Good news, friends and foodies! I have not heard anything this exiting from the food gurus since they told us that eating dark chocolate and red wine was all to our good. This article at Salon reveals 5 super foods we should include in our diet. I’d never heard of two of them—moringa and aronia.
I did a little Internet roving and found that Moringa is a seed pod that tastes like sweetened green beans. It’s enjoyed primarily by those living in Africa and Asia.
This super food has more protein than yogurt, more calcium than milk, more B vitamins than peanuts, more potassium than bananas, and more vitamin A than carrots. Sound pretty super. HuffPo has several recipes worth the click.
Aronia is chokeberry used by American Indians. It supposedly has anti-inflammatory ingredients, as well as those that prevent cardiovascular disease, obesity and diabetes. Advocates say it’s good in smoothies.
Two More Super Foods: Turmeric and Mung Beans
The turmeric I recognized. I stocked up when I was at the spice market in Istanbul.
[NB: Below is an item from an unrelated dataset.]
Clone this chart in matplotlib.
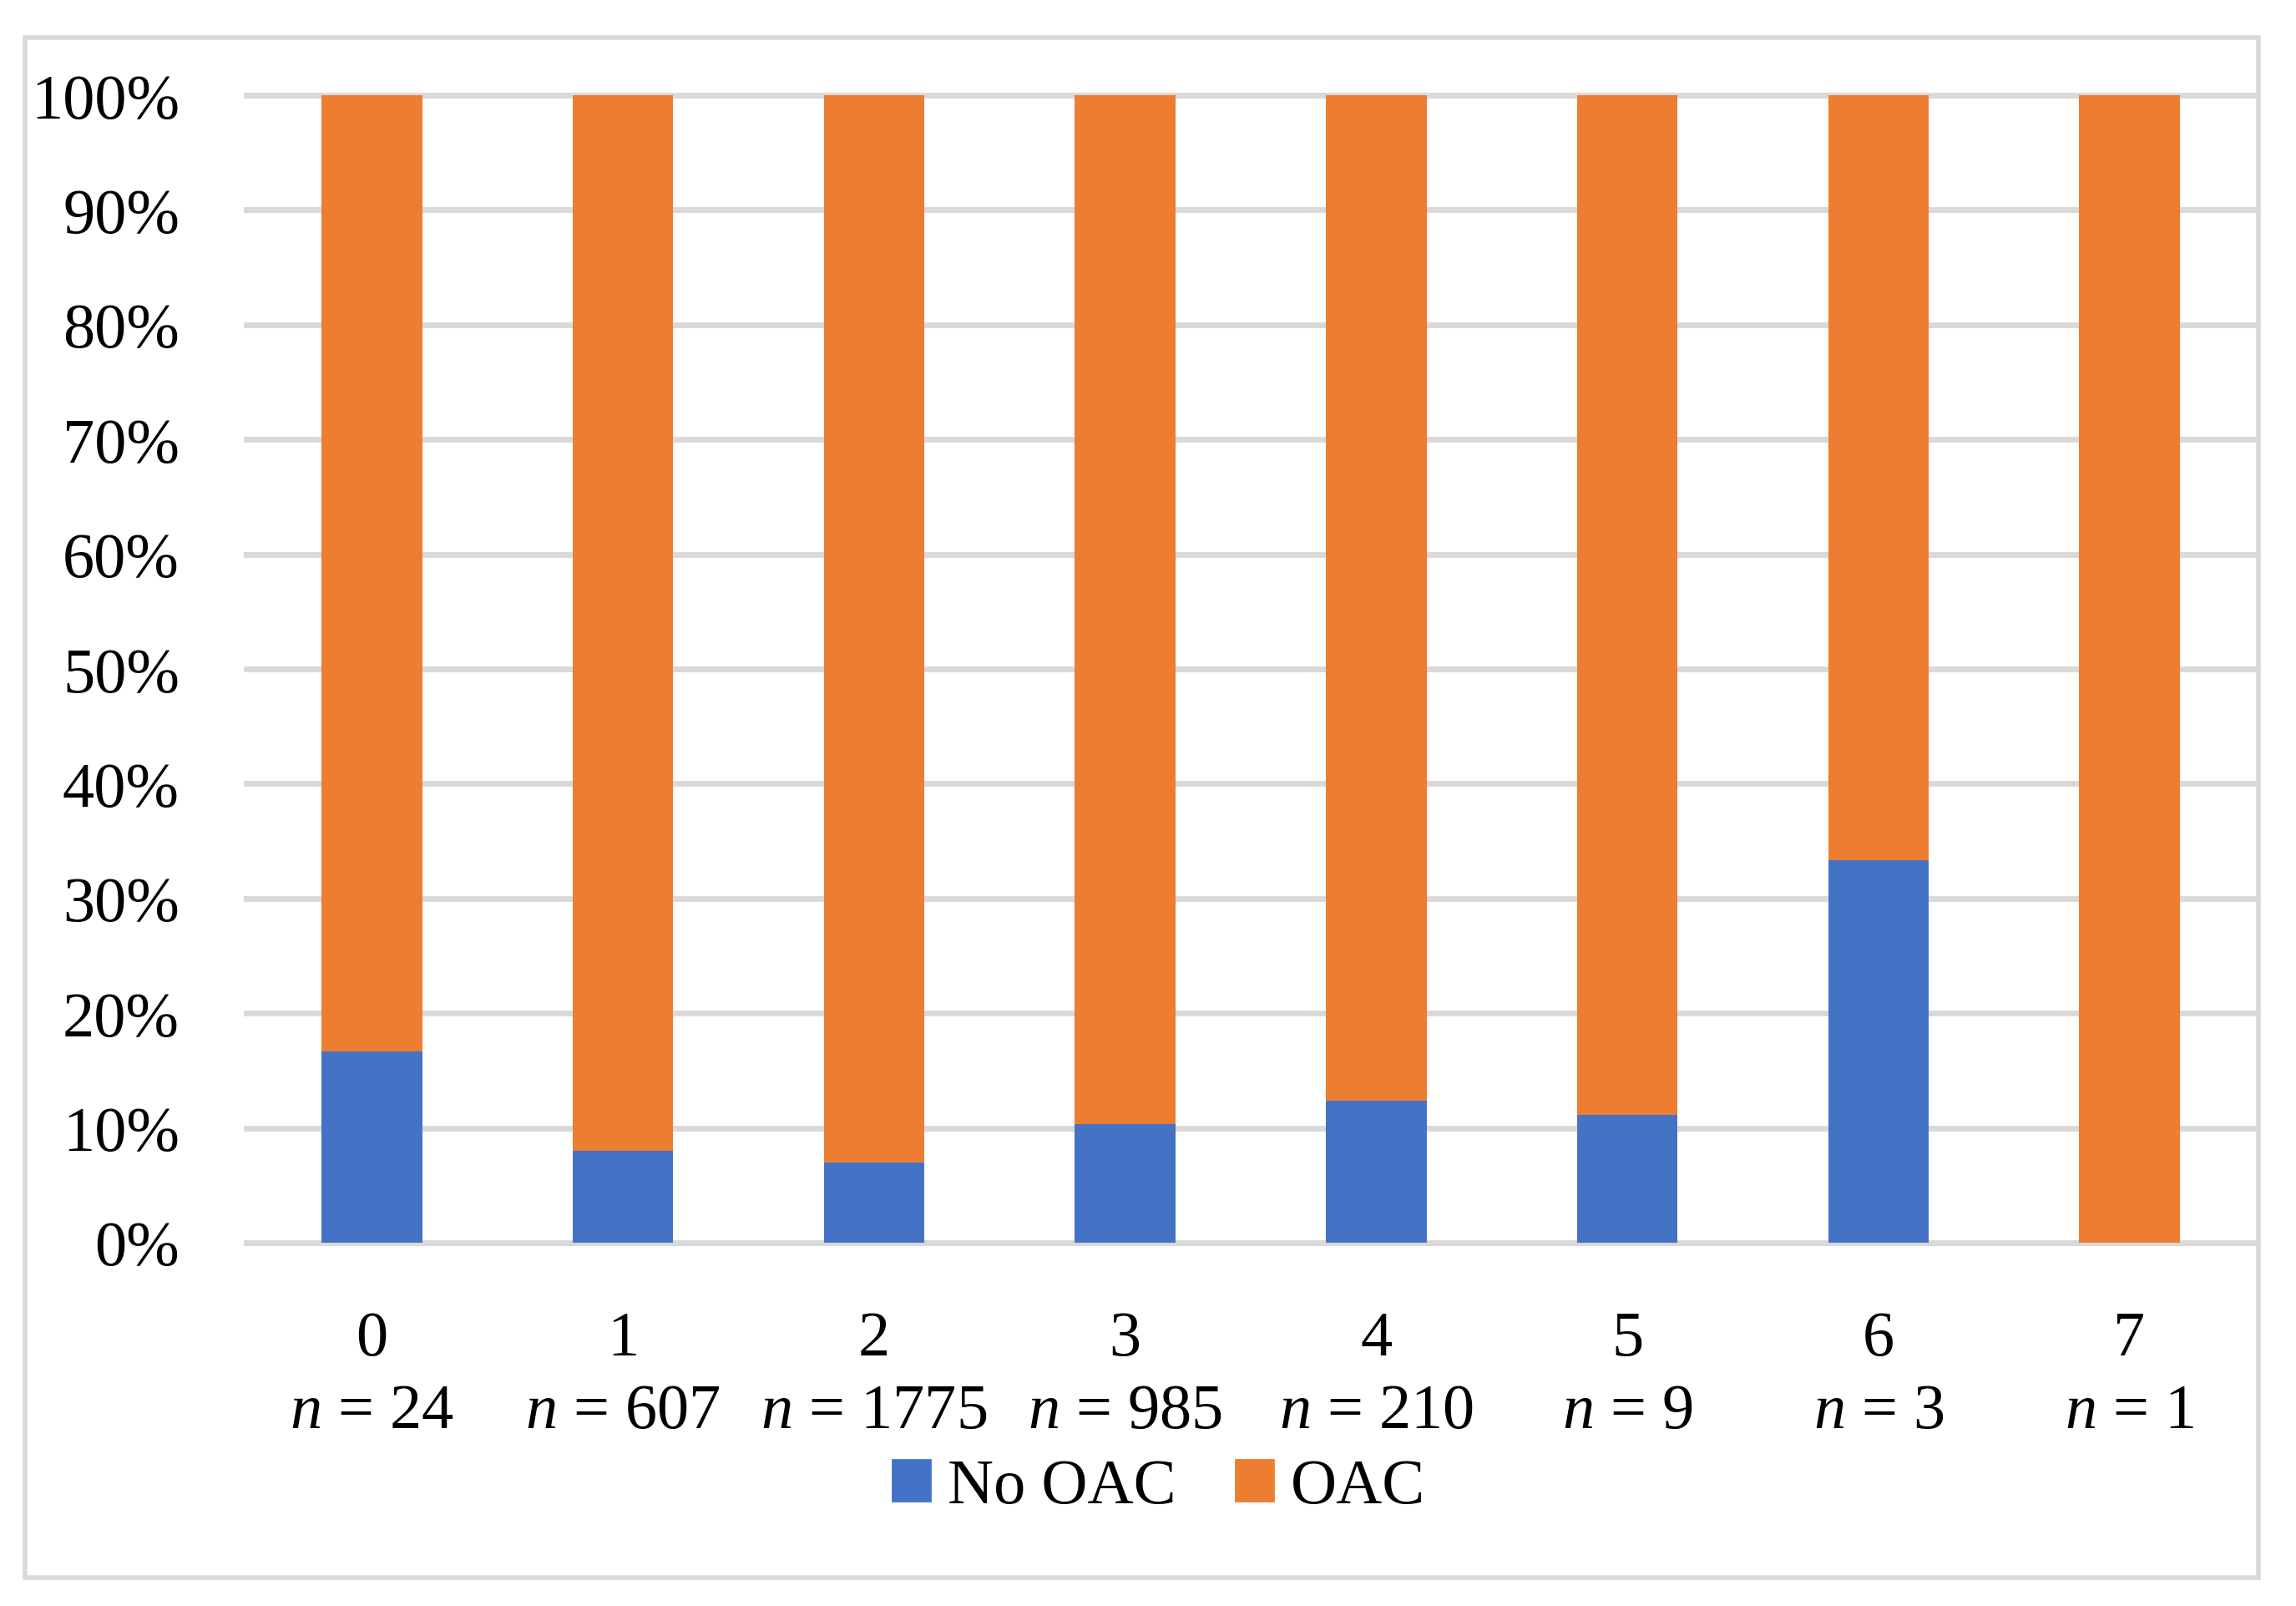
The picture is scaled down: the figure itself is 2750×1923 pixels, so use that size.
import matplotlib
matplotlib.use('Agg')
import matplotlib.pyplot as plt
from matplotlib.patches import Rectangle, Patch
import numpy as np

plt.rcParams['font.family'] = ['Liberation Serif', 'DejaVu Serif']
plt.rcParams['mathtext.fontset'] = 'custom'
plt.rcParams['mathtext.it'] = 'Liberation Serif:italic'
plt.rcParams['mathtext.rm'] = 'Liberation Serif'

# data
categories = ['0', '1', '2', '3', '4', '5', '6', '7']
n_counts = [24, 607, 1775, 985, 210, 9, 3, 1]
no_oac_pct = [16.7, 8.0, 7.0, 10.35, 12.35, 11.1, 33.3, 0.0]
oac_pct = [100 - v for v in no_oac_pct]
y_ticks = [0, 10, 20, 30, 40, 50, 60, 70, 80, 90, 100]

blue = '#4472C4'
orange = '#ED7D31'
grey = '#D9D9D9'
fs = 27.5

fig = plt.figure(figsize=(13.75, 9.62), dpi=200)
ax = fig.add_axes([295 / 2750, 1 - 1489 / 1924, 2406 / 2750, 1374 / 1924])

x = np.arange(len(categories))
ax.bar(x, no_oac_pct, width=0.40, color=blue, label='No OAC', zorder=3)
ax.bar(x, oac_pct, width=0.40, bottom=no_oac_pct, color=orange, label='OAC', zorder=3)

ax.set_xlim(-0.5, len(categories) - 0.5)
ax.set_ylim(0, 100)
ax.set_yticks(y_ticks)
ax.set_yticklabels([f'{t}%' for t in y_ticks], fontsize=fs)
ax.yaxis.grid(True, color=grey, linewidth=2.5, zorder=0)
for gl in ax.get_ygridlines():
    gl.set_clip_on(False)
ax.set_axisbelow(True)
ax.tick_params(axis='y', length=0, pad=28.8)
ax.set_xticks(x)
ax.set_xticklabels([])
ax.tick_params(axis='x', length=0)
for s in ax.spines.values():
    s.set_visible(False)

# two-line category labels
trans = ax.get_xaxis_transform()
for xi, cat, n in zip(x, categories, n_counts):
    ax.text(xi, -0.0976, cat, transform=trans, ha='center', va='baseline', fontsize=fs)
    ax.text(xi, -0.161, f'$\\it{{n}}$ = {n}', transform=trans, ha='center', va='baseline',
            fontsize=fs)

handles = [Patch(color=blue, label='No OAC'), Patch(color=orange, label='OAC')]
fig.legend(handles=handles, loc='center', bbox_to_anchor=(0.5047, 1 - 1782 / 1924), ncol=2,
           frameon=False, fontsize=fs, handlelength=0.6, handleheight=0.6,
           handletextpad=0.27, columnspacing=0.93, borderpad=0, borderaxespad=0)

# outer chart frame
fig.patches.append(Rectangle((30 / 2750, 1 - 1890 / 1924), 2675 / 2750, 1844 / 1924,
                             transform=fig.transFigure, fill=False, edgecolor=grey,
                             linewidth=2.0, zorder=0))

fig.savefig('out.png', dpi=200, facecolor='white')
I keep a shaker by my stove and sprinkle it on anything that needs a flavor and nutrition boost.
The mung beans, I eat more sparingly, most often when I’m in an Asian restaurant. These little jewels are packed with potassium, protein, iron, magnesium and fiber. They supposedly suppress the growth of cancer cells. What’s more, you can sprout them overnight on your kitchen counter and serve over rice.
But the Best News Is. . .
When I read about the fifth super food, I laughed, I grimaced, and I laughed again. Was I reading an article from The Onion? It was MAPLE SYRUP!
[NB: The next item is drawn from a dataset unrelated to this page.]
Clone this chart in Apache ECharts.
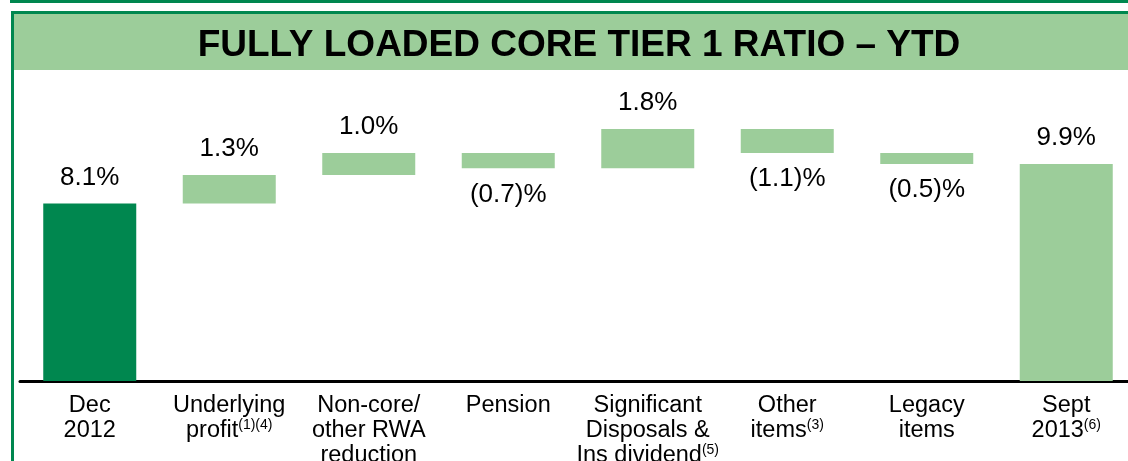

All these years I’ve been dribbling a few drops on my infrequent short stack of pancakes, when I should’ve been puddling it on my plate. Researchers say maple syrup has found favor because of its anti-cancer and anti-inflammatory compounds. According to the Daily Mail, the sweet stuff “joins the ranks of broccoli and blueberries as the new ‘one-stop-shop’ super food.”
Short of sucking syrup from a straw, how should we use this newly recognized miracle food? Researchers at the University of Rhode Island suggest eating it on popcorn, scones, pies, cocktails, roasted vegetables, especially Brussels sprouts, pumpkin soup, bread pudding, fajitas, snack mix, granola, and mousse.
I’m not convinced. It sounds too good to be true. Just to be on the safe side, it’s probably best to pour maple syrup on your mung beans or moringa. And add a dash of turmeric.